Retype the material in full, keeping every word the same.

--------

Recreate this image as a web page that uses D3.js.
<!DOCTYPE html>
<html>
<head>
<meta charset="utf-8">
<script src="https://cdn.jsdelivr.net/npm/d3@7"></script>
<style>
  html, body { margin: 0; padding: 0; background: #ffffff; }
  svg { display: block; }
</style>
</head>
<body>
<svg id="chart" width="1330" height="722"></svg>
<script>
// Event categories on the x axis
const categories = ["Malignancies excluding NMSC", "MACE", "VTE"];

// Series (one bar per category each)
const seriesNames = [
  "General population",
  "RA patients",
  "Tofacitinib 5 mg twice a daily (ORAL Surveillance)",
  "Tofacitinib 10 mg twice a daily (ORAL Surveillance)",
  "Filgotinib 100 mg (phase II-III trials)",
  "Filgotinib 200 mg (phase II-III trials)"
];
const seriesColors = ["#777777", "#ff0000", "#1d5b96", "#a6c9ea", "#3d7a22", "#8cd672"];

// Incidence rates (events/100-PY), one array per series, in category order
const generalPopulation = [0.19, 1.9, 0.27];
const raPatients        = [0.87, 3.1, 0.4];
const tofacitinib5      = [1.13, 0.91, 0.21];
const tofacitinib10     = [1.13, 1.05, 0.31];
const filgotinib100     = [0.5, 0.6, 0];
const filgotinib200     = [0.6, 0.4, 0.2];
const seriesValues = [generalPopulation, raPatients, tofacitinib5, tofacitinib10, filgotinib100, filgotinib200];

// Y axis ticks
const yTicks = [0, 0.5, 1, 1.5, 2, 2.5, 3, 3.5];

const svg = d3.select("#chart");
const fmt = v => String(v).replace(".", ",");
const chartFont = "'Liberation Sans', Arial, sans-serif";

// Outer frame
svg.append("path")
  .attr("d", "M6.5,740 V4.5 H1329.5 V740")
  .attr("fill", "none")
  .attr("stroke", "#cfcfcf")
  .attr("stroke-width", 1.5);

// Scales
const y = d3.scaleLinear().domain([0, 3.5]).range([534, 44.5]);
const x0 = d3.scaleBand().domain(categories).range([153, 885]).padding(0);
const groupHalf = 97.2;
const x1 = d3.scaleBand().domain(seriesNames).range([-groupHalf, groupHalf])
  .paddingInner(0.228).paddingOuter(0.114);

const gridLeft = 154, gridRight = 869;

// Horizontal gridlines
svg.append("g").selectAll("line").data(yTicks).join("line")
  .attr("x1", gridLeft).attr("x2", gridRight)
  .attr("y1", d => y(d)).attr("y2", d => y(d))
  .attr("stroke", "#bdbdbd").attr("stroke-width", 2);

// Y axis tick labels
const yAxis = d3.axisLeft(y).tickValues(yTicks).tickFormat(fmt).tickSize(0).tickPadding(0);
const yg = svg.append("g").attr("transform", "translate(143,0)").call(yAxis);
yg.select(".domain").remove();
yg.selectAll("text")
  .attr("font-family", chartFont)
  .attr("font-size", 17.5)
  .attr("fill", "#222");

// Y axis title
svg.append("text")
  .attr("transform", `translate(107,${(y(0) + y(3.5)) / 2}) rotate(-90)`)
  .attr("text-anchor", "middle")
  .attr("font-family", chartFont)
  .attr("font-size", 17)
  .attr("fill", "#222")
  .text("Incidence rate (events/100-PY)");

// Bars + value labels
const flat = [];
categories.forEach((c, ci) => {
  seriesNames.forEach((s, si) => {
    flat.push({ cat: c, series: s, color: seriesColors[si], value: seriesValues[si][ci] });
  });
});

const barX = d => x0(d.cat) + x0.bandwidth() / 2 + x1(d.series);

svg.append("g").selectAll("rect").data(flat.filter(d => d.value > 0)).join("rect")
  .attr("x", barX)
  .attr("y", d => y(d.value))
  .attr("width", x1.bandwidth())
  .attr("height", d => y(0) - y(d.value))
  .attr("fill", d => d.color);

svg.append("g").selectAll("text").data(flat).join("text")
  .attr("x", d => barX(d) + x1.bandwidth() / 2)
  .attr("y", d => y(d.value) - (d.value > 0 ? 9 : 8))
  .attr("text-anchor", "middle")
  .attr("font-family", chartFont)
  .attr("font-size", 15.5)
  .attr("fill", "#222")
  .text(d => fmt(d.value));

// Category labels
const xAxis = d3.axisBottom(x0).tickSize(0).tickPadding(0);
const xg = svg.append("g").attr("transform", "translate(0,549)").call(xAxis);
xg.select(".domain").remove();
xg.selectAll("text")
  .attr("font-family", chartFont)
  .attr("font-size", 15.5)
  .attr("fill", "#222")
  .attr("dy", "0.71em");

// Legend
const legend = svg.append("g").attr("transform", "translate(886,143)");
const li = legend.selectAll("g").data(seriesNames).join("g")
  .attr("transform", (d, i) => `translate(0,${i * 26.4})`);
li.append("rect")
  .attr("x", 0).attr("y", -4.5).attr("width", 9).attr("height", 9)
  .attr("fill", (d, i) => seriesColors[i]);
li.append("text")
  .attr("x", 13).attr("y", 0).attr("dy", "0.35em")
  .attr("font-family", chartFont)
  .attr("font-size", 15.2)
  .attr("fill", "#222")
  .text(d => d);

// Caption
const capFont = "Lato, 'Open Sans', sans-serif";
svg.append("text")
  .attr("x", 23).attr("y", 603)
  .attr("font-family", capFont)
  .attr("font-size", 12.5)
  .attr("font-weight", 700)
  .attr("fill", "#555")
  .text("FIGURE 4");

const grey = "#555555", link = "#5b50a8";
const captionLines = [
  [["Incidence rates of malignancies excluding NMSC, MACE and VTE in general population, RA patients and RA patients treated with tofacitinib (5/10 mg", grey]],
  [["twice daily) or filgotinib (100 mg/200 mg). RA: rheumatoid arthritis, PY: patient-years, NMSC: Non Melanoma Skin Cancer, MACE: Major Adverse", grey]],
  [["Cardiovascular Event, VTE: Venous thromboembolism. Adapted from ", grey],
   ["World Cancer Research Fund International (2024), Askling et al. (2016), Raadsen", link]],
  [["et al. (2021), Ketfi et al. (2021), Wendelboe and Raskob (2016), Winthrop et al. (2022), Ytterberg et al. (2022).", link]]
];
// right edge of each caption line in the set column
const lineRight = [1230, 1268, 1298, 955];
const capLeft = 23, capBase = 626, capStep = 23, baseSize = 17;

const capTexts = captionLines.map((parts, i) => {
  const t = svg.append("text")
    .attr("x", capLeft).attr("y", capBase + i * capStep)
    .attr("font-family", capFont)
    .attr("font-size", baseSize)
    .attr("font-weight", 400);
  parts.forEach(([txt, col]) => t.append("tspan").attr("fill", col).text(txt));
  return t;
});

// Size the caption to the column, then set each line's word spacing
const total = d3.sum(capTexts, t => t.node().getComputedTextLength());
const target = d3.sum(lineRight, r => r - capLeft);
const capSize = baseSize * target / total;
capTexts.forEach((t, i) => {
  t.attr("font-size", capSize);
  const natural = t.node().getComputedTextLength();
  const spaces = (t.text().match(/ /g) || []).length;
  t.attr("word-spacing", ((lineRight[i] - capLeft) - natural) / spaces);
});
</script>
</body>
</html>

--------

ANSWER =
Recreate this image as a web page that uses D3.js.
<!DOCTYPE html>
<html>
<head>
<meta charset="utf-8">
<script src="https://cdn.jsdelivr.net/npm/d3@7"></script>
<style>
  html, body { margin: 0; padding: 0; background: #ffffff; }
  svg { display: block; }
</style>
</head>
<body>
<svg id="chart" width="1330" height="722"></svg>
<script>
// Event categories on the x axis
const categories = ["Malignancies excluding NMSC", "MACE", "VTE"];

// Series (one bar per category each)
const seriesNames = [
  "General population",
  "RA patients",
  "Tofacitinib 5 mg twice a daily (ORAL Surveillance)",
  "Tofacitinib 10 mg twice a daily (ORAL Surveillance)",
  "Filgotinib 100 mg (phase II-III trials)",
  "Filgotinib 200 mg (phase II-III trials)"
];
const seriesColors = ["#777777", "#ff0000", "#1d5b96", "#a6c9ea", "#3d7a22", "#8cd672"];

// Incidence rates (events/100-PY), one array per series, in category order
const generalPopulation = [0.19, 1.9, 0.27];
const raPatients        = [0.87, 3.1, 0.4];
const tofacitinib5      = [1.13, 0.91, 0.21];
const tofacitinib10     = [1.13, 1.05, 0.31];
const filgotinib100     = [0.5, 0.6, 0];
const filgotinib200     = [0.6, 0.4, 0.2];
const seriesValues = [generalPopulation, raPatients, tofacitinib5, tofacitinib10, filgotinib100, filgotinib200];

// Y axis ticks
const yTicks = [0, 0.5, 1, 1.5, 2, 2.5, 3, 3.5];

const svg = d3.select("#chart");
const fmt = v => String(v).replace(".", ",");
const chartFont = "'Liberation Sans', Arial, sans-serif";

// Outer frame
svg.append("path")
  .attr("d", "M6.5,740 V4.5 H1329.5 V740")
  .attr("fill", "none")
  .attr("stroke", "#cfcfcf")
  .attr("stroke-width", 1.5);

// Scales
const y = d3.scaleLinear().domain([0, 3.5]).range([534, 44.5]);
const x0 = d3.scaleBand().domain(categories).range([153, 885]).padding(0);
const groupHalf = 97.2;
const x1 = d3.scaleBand().domain(seriesNames).range([-groupHalf, groupHalf])
  .paddingInner(0.228).paddingOuter(0.114);

const gridLeft = 154, gridRight = 869;

// Horizontal gridlines
svg.append("g").selectAll("line").data(yTicks).join("line")
  .attr("x1", gridLeft).attr("x2", gridRight)
  .attr("y1", d => y(d)).attr("y2", d => y(d))
  .attr("stroke", "#bdbdbd").attr("stroke-width", 2);

// Y axis tick labels
const yAxis = d3.axisLeft(y).tickValues(yTicks).tickFormat(fmt).tickSize(0).tickPadding(0);
const yg = svg.append("g").attr("transform", "translate(143,0)").call(yAxis);
yg.select(".domain").remove();
yg.selectAll("text")
  .attr("font-family", chartFont)
  .attr("font-size", 17.5)
  .attr("fill", "#222");

// Y axis title
svg.append("text")
  .attr("transform", `translate(107,${(y(0) + y(3.5)) / 2}) rotate(-90)`)
  .attr("text-anchor", "middle")
  .attr("font-family", chartFont)
  .attr("font-size", 17)
  .attr("fill", "#222")
  .text("Incidence rate (events/100-PY)");

// Bars + value labels
const flat = [];
categories.forEach((c, ci) => {
  seriesNames.forEach((s, si) => {
    flat.push({ cat: c, series: s, color: seriesColors[si], value: seriesValues[si][ci] });
  });
});

const barX = d => x0(d.cat) + x0.bandwidth() / 2 + x1(d.series);

svg.append("g").selectAll("rect").data(flat.filter(d => d.value > 0)).join("rect")
  .attr("x", barX)
  .attr("y", d => y(d.value))
  .attr("width", x1.bandwidth())
  .attr("height", d => y(0) - y(d.value))
  .attr("fill", d => d.color);

svg.append("g").selectAll("text").data(flat).join("text")
  .attr("x", d => barX(d) + x1.bandwidth() / 2)
  .attr("y", d => y(d.value) - (d.value > 0 ? 9 : 8))
  .attr("text-anchor", "middle")
  .attr("font-family", chartFont)
  .attr("font-size", 15.5)
  .attr("fill", "#222")
  .text(d => fmt(d.value));

// Category labels
const xAxis = d3.axisBottom(x0).tickSize(0).tickPadding(0);
const xg = svg.append("g").attr("transform", "translate(0,549)").call(xAxis);
xg.select(".domain").remove();
xg.selectAll("text")
  .attr("font-family", chartFont)
  .attr("font-size", 15.5)
  .attr("fill", "#222")
  .attr("dy", "0.71em");

// Legend
const legend = svg.append("g").attr("transform", "translate(886,143)");
const li = legend.selectAll("g").data(seriesNames).join("g")
  .attr("transform", (d, i) => `translate(0,${i * 26.4})`);
li.append("rect")
  .attr("x", 0).attr("y", -4.5).attr("width", 9).attr("height", 9)
  .attr("fill", (d, i) => seriesColors[i]);
li.append("text")
  .attr("x", 13).attr("y", 0).attr("dy", "0.35em")
  .attr("font-family", chartFont)
  .attr("font-size", 15.2)
  .attr("fill", "#222")
  .text(d => d);

// Caption
const capFont = "Lato, 'Open Sans', sans-serif";
svg.append("text")
  .attr("x", 23).attr("y", 603)
  .attr("font-family", capFont)
  .attr("font-size", 12.5)
  .attr("font-weight", 700)
  .attr("fill", "#555")
  .text("FIGURE 4");

const grey = "#555555", link = "#5b50a8";
const captionLines = [
  [["Incidence rates of malignancies excluding NMSC, MACE and VTE in general population, RA patients and RA patients treated with tofacitinib (5/10 mg", grey]],
  [["twice daily) or filgotinib (100 mg/200 mg). RA: rheumatoid arthritis, PY: patient-years, NMSC: Non Melanoma Skin Cancer, MACE: Major Adverse", grey]],
  [["Cardiovascular Event, VTE: Venous thromboembolism. Adapted from ", grey],
   ["World Cancer Research Fund International (2024), Askling et al. (2016), Raadsen", link]],
  [["et al. (2021), Ketfi et al. (2021), Wendelboe and Raskob (2016), Winthrop et al. (2022), Ytterberg et al. (2022).", link]]
];
// right edge of each caption line in the set column
const lineRight = [1230, 1268, 1298, 955];
const capLeft = 23, capBase = 626, capStep = 23, baseSize = 17;

const capTexts = captionLines.map((parts, i) => {
  const t = svg.append("text")
    .attr("x", capLeft).attr("y", capBase + i * capStep)
    .attr("font-family", capFont)
    .attr("font-size", baseSize)
    .attr("font-weight", 400);
  parts.forEach(([txt, col]) => t.append("tspan").attr("fill", col).text(txt));
  return t;
});

// Size the caption to the column, then set each line's word spacing
const total = d3.sum(capTexts, t => t.node().getComputedTextLength());
const target = d3.sum(lineRight, r => r - capLeft);
const capSize = baseSize * target / total;
capTexts.forEach((t, i) => {
  t.attr("font-size", capSize);
  const natural = t.node().getComputedTextLength();
  const spaces = (t.text().match(/ /g) || []).length;
  t.attr("word-spacing", ((lineRight[i] - capLeft) - natural) / spaces);
});
</script>
</body>
</html>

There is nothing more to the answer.